(Source records)
====

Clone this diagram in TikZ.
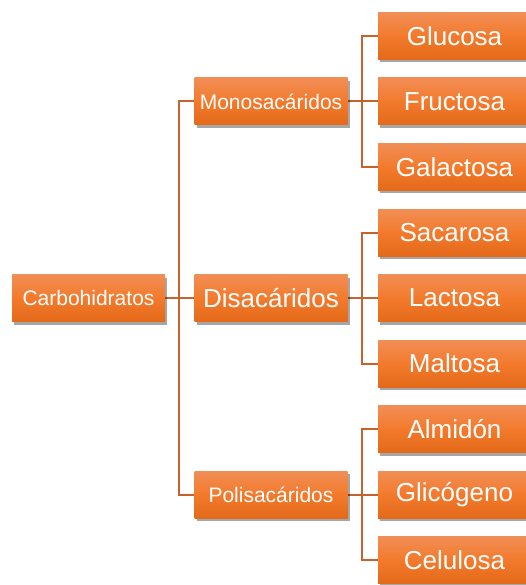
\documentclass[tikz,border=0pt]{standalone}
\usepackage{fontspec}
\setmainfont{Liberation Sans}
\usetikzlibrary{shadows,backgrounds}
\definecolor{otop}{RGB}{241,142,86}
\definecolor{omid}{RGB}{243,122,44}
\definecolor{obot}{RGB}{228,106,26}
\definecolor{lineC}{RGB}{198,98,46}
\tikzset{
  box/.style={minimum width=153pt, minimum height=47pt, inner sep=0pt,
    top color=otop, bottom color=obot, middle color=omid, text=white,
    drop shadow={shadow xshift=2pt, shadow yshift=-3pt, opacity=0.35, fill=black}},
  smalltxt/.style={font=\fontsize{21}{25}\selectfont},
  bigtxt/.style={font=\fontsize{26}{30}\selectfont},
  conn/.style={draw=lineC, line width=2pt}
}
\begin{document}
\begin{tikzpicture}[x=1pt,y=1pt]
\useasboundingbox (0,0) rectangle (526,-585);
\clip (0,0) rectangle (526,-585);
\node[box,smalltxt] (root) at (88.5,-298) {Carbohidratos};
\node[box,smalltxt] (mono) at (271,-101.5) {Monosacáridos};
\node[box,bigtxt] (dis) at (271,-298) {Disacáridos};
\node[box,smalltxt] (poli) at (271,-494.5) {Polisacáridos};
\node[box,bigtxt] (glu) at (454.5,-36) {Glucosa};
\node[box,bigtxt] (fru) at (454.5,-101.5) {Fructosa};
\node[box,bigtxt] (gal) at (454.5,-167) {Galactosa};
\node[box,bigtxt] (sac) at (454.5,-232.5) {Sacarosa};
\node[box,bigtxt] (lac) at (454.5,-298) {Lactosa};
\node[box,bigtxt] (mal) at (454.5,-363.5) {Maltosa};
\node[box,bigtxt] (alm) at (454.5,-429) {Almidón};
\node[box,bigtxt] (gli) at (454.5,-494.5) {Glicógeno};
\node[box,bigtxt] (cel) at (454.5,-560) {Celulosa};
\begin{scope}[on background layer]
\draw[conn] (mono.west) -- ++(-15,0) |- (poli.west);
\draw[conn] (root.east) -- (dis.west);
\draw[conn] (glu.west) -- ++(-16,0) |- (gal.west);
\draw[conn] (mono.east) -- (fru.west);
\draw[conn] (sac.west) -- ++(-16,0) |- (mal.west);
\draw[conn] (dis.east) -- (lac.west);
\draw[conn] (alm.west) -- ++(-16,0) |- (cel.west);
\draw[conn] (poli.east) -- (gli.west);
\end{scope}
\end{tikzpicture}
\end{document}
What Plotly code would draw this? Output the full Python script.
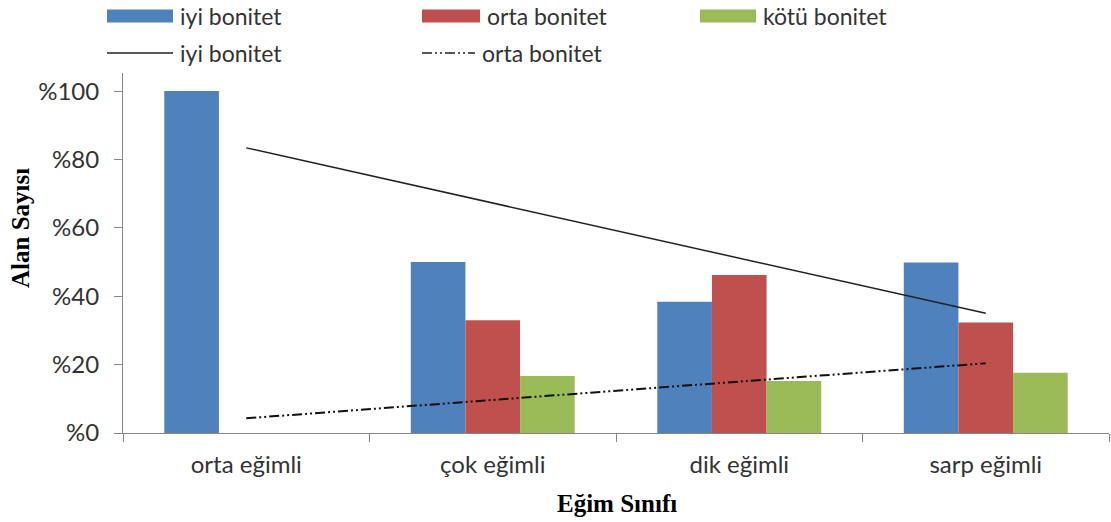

====

◆ **GOAL**:
Exclude the pictures. Write out the remaining data exactly.

◆ **WRITTEN ANSWER**:
Clone this diagram in TikZ.
\documentclass[tikz,border=0pt]{standalone}
\usepackage{fontspec}
\setmainfont{Liberation Sans}
\usetikzlibrary{shadows,backgrounds}
\definecolor{otop}{RGB}{241,142,86}
\definecolor{omid}{RGB}{243,122,44}
\definecolor{obot}{RGB}{228,106,26}
\definecolor{lineC}{RGB}{198,98,46}
\tikzset{
  box/.style={minimum width=153pt, minimum height=47pt, inner sep=0pt,
    top color=otop, bottom color=obot, middle color=omid, text=white,
    drop shadow={shadow xshift=2pt, shadow yshift=-3pt, opacity=0.35, fill=black}},
  smalltxt/.style={font=\fontsize{21}{25}\selectfont},
  bigtxt/.style={font=\fontsize{26}{30}\selectfont},
  conn/.style={draw=lineC, line width=2pt}
}
\begin{document}
\begin{tikzpicture}[x=1pt,y=1pt]
\useasboundingbox (0,0) rectangle (526,-585);
\clip (0,0) rectangle (526,-585);
\node[box,smalltxt] (root) at (88.5,-298) {Carbohidratos};
\node[box,smalltxt] (mono) at (271,-101.5) {Monosacáridos};
\node[box,bigtxt] (dis) at (271,-298) {Disacáridos};
\node[box,smalltxt] (poli) at (271,-494.5) {Polisacáridos};
\node[box,bigtxt] (glu) at (454.5,-36) {Glucosa};
\node[box,bigtxt] (fru) at (454.5,-101.5) {Fructosa};
\node[box,bigtxt] (gal) at (454.5,-167) {Galactosa};
\node[box,bigtxt] (sac) at (454.5,-232.5) {Sacarosa};
\node[box,bigtxt] (lac) at (454.5,-298) {Lactosa};
\node[box,bigtxt] (mal) at (454.5,-363.5) {Maltosa};
\node[box,bigtxt] (alm) at (454.5,-429) {Almidón};
\node[box,bigtxt] (gli) at (454.5,-494.5) {Glicógeno};
\node[box,bigtxt] (cel) at (454.5,-560) {Celulosa};
\begin{scope}[on background layer]
\draw[conn] (mono.west) -- ++(-15,0) |- (poli.west);
\draw[conn] (root.east) -- (dis.west);
\draw[conn] (glu.west) -- ++(-16,0) |- (gal.west);
\draw[conn] (mono.east) -- (fru.west);
\draw[conn] (sac.west) -- ++(-16,0) |- (mal.west);
\draw[conn] (dis.east) -- (lac.west);
\draw[conn] (alm.west) -- ++(-16,0) |- (cel.west);
\draw[conn] (poli.east) -- (gli.west);
\end{scope}
\end{tikzpicture}
\end{document}
What Plotly code would draw this? Output the full Python script.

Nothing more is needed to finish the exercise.